Cependant, bien que la beauté ne puisse point être restreinte à la simple apparence formelle, ne doit-on pas reconsidérer les notions de beauté et d’apparence ? Étudions pour cela le phénomène de l’apparition, défini en tant qu’avènement de l’apparence.

III. La beauté en tant que phénomène

Hegel, dans son Introduction à l’esthétique, définit le beau comme étant « le vrai en soi », comme « la manifestation sensible de l’Idée ». Mais nous devons dépasser cette affirmation, certes largement étayée par le philosophe mais point démontrée rigoureusement. Référons-nous donc à M.Heidegger.. Pour le philosophe allemand, la beauté est l’avènement de la vérité de la chose dans la chose, c’est-à-dire l’avènement de l’étant dans son ouvert, dans son éclaircie (Das Lichtung) au sein du monde qui s’institue dans la Terre qui l’accueille. Cet ouvert diffuse des apparences qui rendent l’être-chose (ici l’être-œuvre) ainsi libéré plus éclatant. Ainsi, l’Être de l’étant est à rechercher dans son apparition, dans sa mise en œuvre (venue à l’ouvert), dans son in-stitution. Dès lors, nous devons repenser notre sensibilité aux choses, notre rapport au monde, en les laissant advenir puisqu’ils adviennent (ad-venir : venir au devant de). Cela suppose une ouverture de nous-mêmes pour que nous soyons « disposés à accueillir la splendeur du monde » (Goethe) en lui portant toute notre attention sans intention (de manière désintéressée). Les apparences du monde et des choses sont porteuses de sens, de significations jamais épuisées à l’image du symbole (tel qu’il est envisagé par Goethe ou Hegel). Y. Bonnefoy nous enjoint donc de « rendre aux apparences leur droit à être » dans la mesure où chaque apparence est expression de quelque chose, d’une vérité de l’Etre-chose non immuable selon Merleau-Ponty.

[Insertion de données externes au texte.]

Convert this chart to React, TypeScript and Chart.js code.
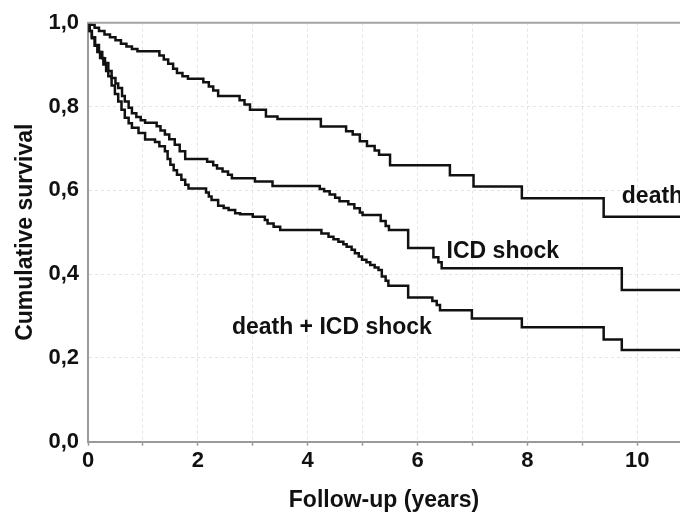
import React, { useEffect, useRef } from "react";
import { Chart, registerables } from "chart.js";

Chart.register(...registerables);

// ---- Data ----
const deathTimes = [0, 0.05, 0.12, 0.2, 0.3, 0.4, 0.5, 0.6, 0.7, 0.8, 0.9, 1.3, 1.38, 1.46, 1.55, 1.62, 1.72, 1.82, 2.1, 2.2, 2.28, 2.37, 2.76, 2.85, 2.95, 3.24, 3.45, 4.24, 4.7, 4.82, 4.95, 5.08, 5.22, 5.3, 5.5, 6.59, 7.02, 7.9, 9.39, 10.78];
const deathSurv = [1, 0.995, 0.988, 0.98, 0.972, 0.965, 0.958, 0.95, 0.943, 0.937, 0.932, 0.922, 0.912, 0.902, 0.89, 0.88, 0.872, 0.866, 0.858, 0.848, 0.838, 0.825, 0.815, 0.805, 0.792, 0.776, 0.77, 0.752, 0.741, 0.733, 0.717, 0.706, 0.695, 0.685, 0.66, 0.636, 0.609, 0.581, 0.537, 0.537];

const icdTimes = [0, 0.03, 0.07, 0.13, 0.2, 0.26, 0.31, 0.37, 0.43, 0.5, 0.55, 0.62, 0.67, 0.74, 0.8, 0.88, 0.96, 1.04, 1.25, 1.32, 1.4, 1.48, 1.58, 1.67, 1.77, 2.17, 2.28, 2.35, 2.45, 2.55, 2.62, 3.04, 3.36, 4.22, 4.3, 4.4, 4.5, 4.58, 4.74, 4.85, 4.95, 5.0, 5.33, 5.42, 5.48, 5.83, 6.29, 6.38, 6.44, 9.72, 10.78];
const icdSurv = [1, 0.98, 0.965, 0.947, 0.93, 0.915, 0.904, 0.885, 0.868, 0.855, 0.844, 0.825, 0.812, 0.797, 0.784, 0.775, 0.767, 0.761, 0.753, 0.743, 0.733, 0.722, 0.709, 0.693, 0.675, 0.668, 0.66, 0.652, 0.645, 0.637, 0.629, 0.621, 0.61, 0.603, 0.598, 0.59, 0.582, 0.574, 0.567, 0.557, 0.547, 0.541, 0.527, 0.515, 0.505, 0.462, 0.44, 0.428, 0.414, 0.362, 0.362];

const bothTimes = [0, 0.03, 0.07, 0.12, 0.17, 0.22, 0.28, 0.33, 0.37, 0.43, 0.49, 0.55, 0.61, 0.67, 0.74, 0.8, 0.92, 1.04, 1.22, 1.3, 1.4, 1.45, 1.5, 1.56, 1.62, 1.7, 1.77, 1.83, 2.15, 2.2, 2.25, 2.37, 2.47, 2.56, 2.68, 2.77, 3.0, 3.22, 3.27, 3.38, 3.5, 4.25, 4.38, 4.47, 4.56, 4.65, 4.71, 4.8, 4.86, 4.93, 4.99, 5.07, 5.14, 5.22, 5.29, 5.35, 5.42, 5.47, 5.83, 6.27, 6.35, 6.41, 6.99, 7.9, 9.39, 9.72, 10.78];
const bothSurv = [1, 0.98, 0.963, 0.945, 0.93, 0.916, 0.9, 0.885, 0.872, 0.85, 0.83, 0.812, 0.792, 0.773, 0.76, 0.749, 0.737, 0.721, 0.715, 0.705, 0.693, 0.675, 0.661, 0.648, 0.637, 0.625, 0.613, 0.604, 0.595, 0.585, 0.577, 0.563, 0.558, 0.553, 0.545, 0.543, 0.537, 0.529, 0.521, 0.513, 0.505, 0.497, 0.489, 0.483, 0.477, 0.471, 0.465, 0.458, 0.45, 0.442, 0.434, 0.428, 0.422, 0.416, 0.41, 0.394, 0.384, 0.372, 0.344, 0.336, 0.326, 0.314, 0.294, 0.273, 0.244, 0.219, 0.219];

const xTickValues = [0, 1, 2, 3, 4, 5, 6, 7, 8, 9, 10];
const xTickLabels = ["0", "", "2", "", "4", "", "6", "", "8", "", "10"];
const yTickValues = [0, 0.2, 0.4, 0.6, 0.8, 1.0];
const yTickLabels = ["0,0", "0,2", "0,4", "0,6", "0,8", "1,0"];
const xMax = 10.78;

const curveLabels = ["death", "ICD shock", "death + ICD shock"];
const curveLabelX = [9.72, 6.53, 2.62];
const curveLabelY = [0.586, 0.453, 0.271];

const xTitle = "Follow-up (years)";
const yTitle = "Cumulative survival";

const FONT_FAMILY = '"Liberation Sans", Arial, sans-serif';

const toPoints = (t: number[], s: number[]) => t.map((v, i) => ({ x: v, y: s[i] }));

const overlayPlugin = {
  id: "overlay",
  afterDatasetsDraw(chart: any) {
    const { ctx, chartArea, scales } = chart;
    const xs = scales.x;
    const ys = scales.y;
    ctx.save();
    ctx.strokeStyle = "#a3a3a3";
    ctx.lineWidth = 2;
    ctx.beginPath();
    ctx.moveTo(chartArea.left, chartArea.top);
    ctx.lineTo(chartArea.right, chartArea.top);
    ctx.stroke();
    ctx.font = `bold 23px ${FONT_FAMILY}`;
    ctx.fillStyle = "#111";
    ctx.textBaseline = "middle";
    ctx.textAlign = "left";
    curveLabels.forEach((txt, i) => {
      ctx.fillText(txt, xs.getPixelForValue(curveLabelX[i]), ys.getPixelForValue(curveLabelY[i]));
    });
    ctx.restore();
  },
};

export default function App() {
  const canvasRef = useRef<HTMLCanvasElement | null>(null);

  useEffect(() => {
    if (!canvasRef.current) return;
    const lineStyle = {
      borderColor: "#111",
      borderWidth: 2.5,
      pointRadius: 0,
      stepped: "before" as const,
      fill: false,
      tension: 0,
    };
    const tickFont = { family: FONT_FAMILY, size: 22, weight: "bold" as const };
    const titleFont = { family: FONT_FAMILY, size: 23, weight: "bold" as const };
    const chart = new Chart(canvasRef.current, {
      type: "line",
      data: {
        datasets: [
          { label: curveLabels[0], data: toPoints(deathTimes, deathSurv), ...lineStyle },
          { label: curveLabels[1], data: toPoints(icdTimes, icdSurv), ...lineStyle },
          { label: curveLabels[2], data: toPoints(bothTimes, bothSurv), ...lineStyle },
        ],
      },
      options: {
        animation: false,
        responsive: false,
        devicePixelRatio: 1,
        layout: { padding: { top: 22.7, right: 0, bottom: 0, left: 0 } },
        plugins: { legend: { display: false }, tooltip: { enabled: false } },
        scales: {
          x: {
            type: "linear",
            min: 0,
            max: xMax,
            afterBuildTicks: (s: any) => {
              s.ticks = xTickValues.map((v) => ({ value: v }));
            },
            afterFit: (s: any) => {
              s.height = 72.3;
            },
            ticks: {
              autoSkip: false,
              maxRotation: 0,
              padding: 2,
              color: "#111",
              font: tickFont,
              callback: (_v: any, i: number) => xTickLabels[i],
            },
            grid: {
              color: "#e4e4e4",
              lineWidth: 1,
              drawTicks: true,
              tickLength: 4,
              tickColor: "#9a9a9a",
              tickWidth: 1.5,
            },
            border: { color: "#9a9a9a", width: 2, dash: [3, 3] },
            title: {
              display: true,
              text: xTitle,
              color: "#111",
              font: titleFont,
              padding: { top: 0, bottom: 0 },
            },
          },
          y: {
            type: "linear",
            min: 0,
            max: 1,
            afterBuildTicks: (s: any) => {
              s.ticks = yTickValues.map((v) => ({ value: v }));
            },
            afterFit: (s: any) => {
              s.width = 88;
            },
            ticks: {
              padding: 9,
              color: "#111",
              font: tickFont,
              callback: (_v: any, i: number) => yTickLabels[i],
            },
            grid: { color: "#e4e4e4", lineWidth: 1, drawTicks: false },
            border: { color: "#9a9a9a", width: 2, dash: [3, 3] },
            title: {
              display: true,
              text: yTitle,
              color: "#111",
              font: titleFont,
              padding: { top: 12, bottom: 0 },
            },
          },
        },
      },
      plugins: [overlayPlugin],
    } as any);
    return () => chart.destroy();
  }, []);

  return (
    <div style={{ position: "absolute", left: 0, top: 0, width: 680, height: 514, background: "#fff" }}>
      <canvas ref={canvasRef} width={680} height={514} style={{ display: "block" }} />
    </div>
  );
}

Mais les apparences, en tant qu’elles nous touchent en venant à nous pour nous convoquer, permettent une médiation entre le sujet et la chose, mais aussi entre les différents sujets spectateurs (ou contemplateurs). Y. Klein considère que ses anthropométries de l’époque bleue permettent un dialogue des sensibilités en établissant des transferts entre différentes « zones de sensibilité pure ». L’œuvre, en apparaissant dans l’ouvert, doit « faire monde » autour d’elle et laisser libre cours à l’ « intersubjectivité » (Lévinas). Mais nous ne devons pas rester en surface des apparences, de ce qui apparaît, sur le mode de la « délectation esthétique » (Heidegger) qui conduit l’Être-œuvre à ne plus apparaître, en obscurcissant l‘éclaircie de l’ouvert. Ainsi notre expérience la plus productive du monde doit consister à co-naître au monde, à s’envelopper du même voile qui l’entoure, pour un dialogue entre l’œil et l’objet (cf L’œil et l’esprit, Merleau-Ponty), entre notre Intérieur et notre Extérieur (cf M.Henry, Voir la vie invisible). Comme le dit si bien A. Marchand, nous ne devons pas chercher à « transpercer l’univers » (notamment le voile des apparences) mais plutôt à « nous laisser transpercer » par ce même univers. C’est seulement ainsi que nous offrons une apparence à l’inapparent, une visibilité à l’invisible. En acceptant l’invisible, notamment lorsque « l’image se ferme après s’être ouverte » » (G. Didi-Huberman L’image ouverte), nous le laissons advenir dans la visibilité (potentialité à devenir visible) qui lui est propre. Nous devons nous sacrifier, nous rendre présents pour que l’Être-chose se présente, l’Être-chose sacré.

Conclusion

Qui avait signé l’acte de mort de l’apparence ? Ceux qui s’étaient réfugiés dans le malentendu autour de la notion d’apparence. Nous devons tous reconsidérer notre rapport au monde, loin de tout scepticisme, loin de toute illusion que nous craignions moins que la désillusion, et ainsi accepter les choses telles qu’elles sont. Seule une ouverture d’esprit mais surtout de nos sens à leur présence peut nous conduire à connaître (co-naître à) la beauté du monde qui ne demande qu’à apparaître pour paraître apparue, beauté qui n’est bien qu’apparence (Être-chose en train d’apparaître).